Battling Tamira Paszek was seeing double. The in-form Austrian had to use every ounce of mental strength to come back from a poor first set to defeat a tall, blonde woman who had threaten to blow her off court, such was the power in the shots.
It was not Caroline Wozniacki, the No. 7 seed she upset in the first round, though. This time it was Yanina Wickmayer of Belgium, but the similarities between the two matches were striking.
Paszek eventually won this marathon match 2-6, 7-6 (4), 7-5 in two hours and 40 minutes of gripping tennis to extend her overall sequence to eight consecutive victories on grass.
Paszek went into the match full of confidence having won at Eastbourne last week and shocking Wozniacki on Tuesday, however she looked surprisingly nervy for someone in arguably the form of her life.
Wickmayer looked far from overawed, and Paszek was undone by the sheer power of the 6ft Belgian who raced to a 3-0 lead.
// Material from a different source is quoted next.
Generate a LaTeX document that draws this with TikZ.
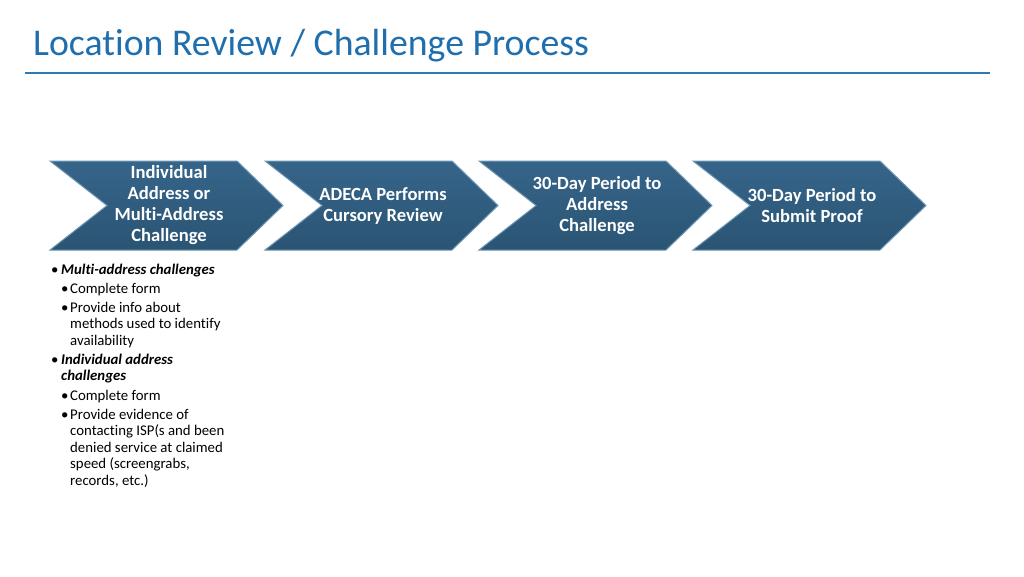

Paszek was struggling to even win a point, although she briefly hit back by winning the fourth and fifth games before Wickmayer ran away with the first set.
Paszek, though, recovered in the second set and with the help of some beautiful forehand winners and some inconsistent play from Wickmayer found a way back into the contest, racing to a 3-0 lead. This was proving to be an edge-of-your-seats contest and Wickmayer soon got it back to 4-4. But then the pair exchanged further breaks and the second set was settled on a tiebreaker, 7-4 to the Austrian, who levelled the match with a dream backhand pass.
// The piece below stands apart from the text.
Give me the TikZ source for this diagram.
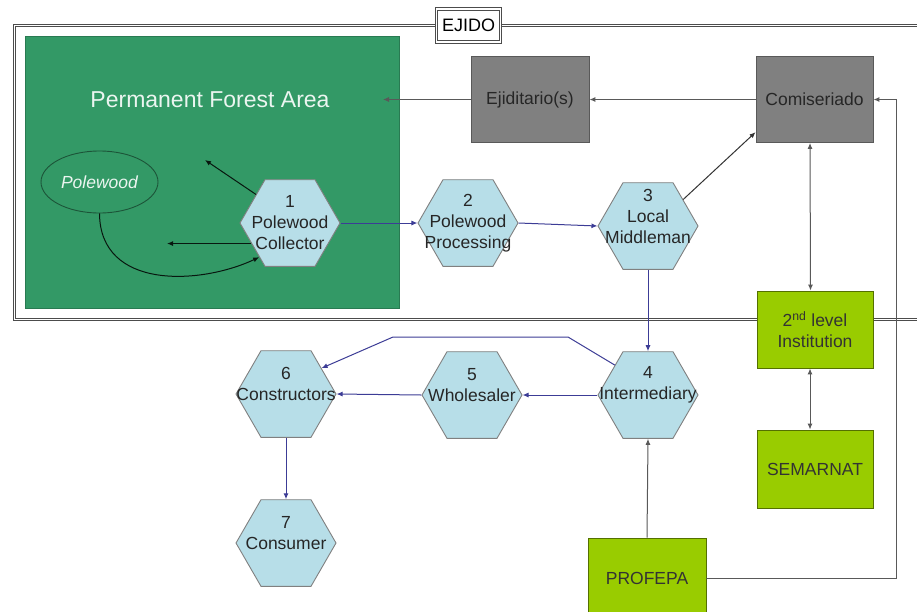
\documentclass[tikz,border=0pt]{standalone}
\usepackage{fontspec}
\setmainfont{Liberation Sans}
\usetikzlibrary{shapes.geometric,arrows.meta}
\definecolor{forestgreen}{HTML}{339966}
\definecolor{hexblue}{HTML}{B7DEE8}
\definecolor{boxgray}{HTML}{808080}
\definecolor{boxgreen}{HTML}{99CC00}
\definecolor{flowblue}{HTML}{3C3C96}
\begin{document}
\begin{tikzpicture}[x=1pt, y=-1pt,
    >={Latex[length=6pt,width=5pt]},
    hex/.style={regular polygon, regular polygon sides=6, minimum size=100pt, inner sep=0pt,
        draw=black!50, fill=hexblue, line width=0.9pt},
    hexlabel/.style={align=center, inner sep=0pt, font=\fontsize{17.5}{21}\selectfont, text=black!85},
    raised/.style={yshift=10pt},
    graybox/.style={draw=black!65, fill=boxgray, line width=0.9pt, minimum width=118pt,
        minimum height=86pt, inner sep=0pt, font=\fontsize{17.5}{21}\selectfont, text=black!85},
    greenbox/.style={draw=boxgreen!55!black, fill=boxgreen, line width=0.9pt, minimum width=116pt,
        inner sep=0pt, align=center, font=\fontsize{17.5}{21}\selectfont, text=black!80},
    flow/.style={->, draw=flowblue, line width=1pt},
    link/.style={->, draw=black!65, line width=1pt},
    inlink/.style={->, draw=black!85!forestgreen, line width=1pt}
]
\clip (0,0) rectangle (917,611);
\fill[white] (0,0) rectangle (917,611);

\draw[draw=black!70, double=white, double distance=1.8pt, line width=0.9pt] (14.5,25.5) rectangle (960,319.5);
\node[draw=black!70, double=white, double distance=1.5pt, line width=0.8pt, fill=white,
    minimum width=64pt, minimum height=33pt, inner sep=0pt, font=\fontsize{18}{21}\selectfont] (ejido) at (468.5,25.5) {EJIDO};

\node[fill=forestgreen, draw=forestgreen!80!black, minimum width=374pt, minimum height=272pt, inner sep=0pt] (forest) at (212,172) {};
\node[text=white!90!forestgreen, font=\fontsize{23}{27}\selectfont] (title) at (210,100) {Permanent Forest Area};
\node[ellipse, draw=forestgreen!55!black, line width=0.9pt, minimum width=117pt, minimum height=62pt, inner sep=0pt,
    text=white!90!forestgreen, font=\itshape\fontsize{17.5}{21}\selectfont] (pole) at (99.5,182) {Polewood};

\node[hex, label={[hexlabel]center:1\\Polewood\\Collector}] (h1) at (290,223) {};
\node[hex, label={[hexlabel]center:2\\Polewood\\Processing}] (h2) at (468,223) {};
\node[hex, label={[hexlabel,raised]center:3\\Local\\Middleman}] (h3) at (648,226) {};
\node[hex, label={[hexlabel,raised]center:4\\Intermediary}] (h4) at (648,395) {};
\node[hex, label={[hexlabel,raised]center:5\\Wholesaler}] (h5) at (472,395) {};
\node[hex, label={[hexlabel,raised]center:6\\Constructors}] (h6) at (286,394) {};
\node[hex, label={[hexlabel,raised]center:7\\Consumer}] (h7) at (286,543) {};

\node[graybox] (ejid) at (530,99.5) {Ejiditario(s)};
\node[graybox, minimum width=117pt] (comi) at (814.5,99.5) {Comiseriado};
\node[greenbox, minimum height=77pt] (inst) at (815,329.5) {2\textsuperscript{nd} level\\Institution};
\node[greenbox, minimum height=78pt] (semar) at (815,469) {SEMARNAT};
\node[greenbox, minimum width=118pt, minimum height=80pt] (prof) at (647,578) {PROFEPA};

\coordinate (forestin) at (383,97);
\coordinate (upleft) at (205,160);
\coordinate (leftin) at (167,243);

\draw[link] (comi.west) -- (ejid.east);
\draw[link] (ejid.west) -- (ejid.west -| forestin);
\draw[inlink] (h1.140) -- (upleft);
\draw[inlink] (h1.208) -- (h1.208 -| leftin);
\draw[inlink] (pole.south) .. controls (100,290) and (200,285) .. (h1.228);

\draw[flow] (h1.east) -- (h2.west);
\draw[flow] (h2.east) -- (h3.west);
\draw[flow] (h3.south) -- (h4.north);
\draw[flow] (h4.west) -- (h5.east);
\draw[flow] (h5.west) -- (h6.east);
\draw[flow] (h6.south) -- (h7.north);
\draw[flow] (h4.138) -- (568,337) -- (393,337) -- (h6.36);

\draw[link, draw=black!80] (h3.37) -- (comi.209);
\draw[link] (prof.north) -- (h4.south);
\draw[link] (prof.east) -- ++(190,0) |- (comi.east);
\draw[link, <->] ([xshift=-4.5pt]comi.south) -- ([xshift=-4.5pt]inst.north);
\draw[link, <->] ([xshift=-5pt]inst.south) -- ([xshift=-5pt]semar.north);
\end{tikzpicture}
\end{document}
The momentum was firmly with Pazek as she immediately broke to take an early 2-0 lead despite a blistered thumb.
Wickmayer was not to be outdone though and from 4-2 down came back to 5-4 with two further breaks to put her on the brink of the fourth round. Paszek’s incredible will to win helped her to come back though with some brave hitting rescuing the match.
With both players struggling with their serve it was Paszek who broke again to clinch a fine victory, and she will now take on Italian No. 21 seed Roberta Vinci who saw off the hard-working veteran qualifier Mirjana Lucic, of Croatia, in a tale of two tie-breaks.
Lucic reached the semi-finals here in 1999 as a 17-year-old and beat Marion Bartoli, the No. 9 seed, in the second round, so Vinci could forget all about having an easy afternoon. So it proved.
Even after the Italian had broken to take a 2-1 lead, wily old campaigner Lucic came straight back to break immediately. It was no surprise that the set went to a tie-breaker with the Croat fiercely competitive throughout, although Vinci had enough nous to close the first set out 7-4 in the ‘breaker.
Lucic was never realistically troubling the Vinci serve although she held her own in the second set, not wanting to give up all her good work this week without a fight. It went with serve before the Italian clinched the tiebreak 7-3 to claim a piece of her own history – this was the first time Vinci has ever reached a Grand Slam fourth round.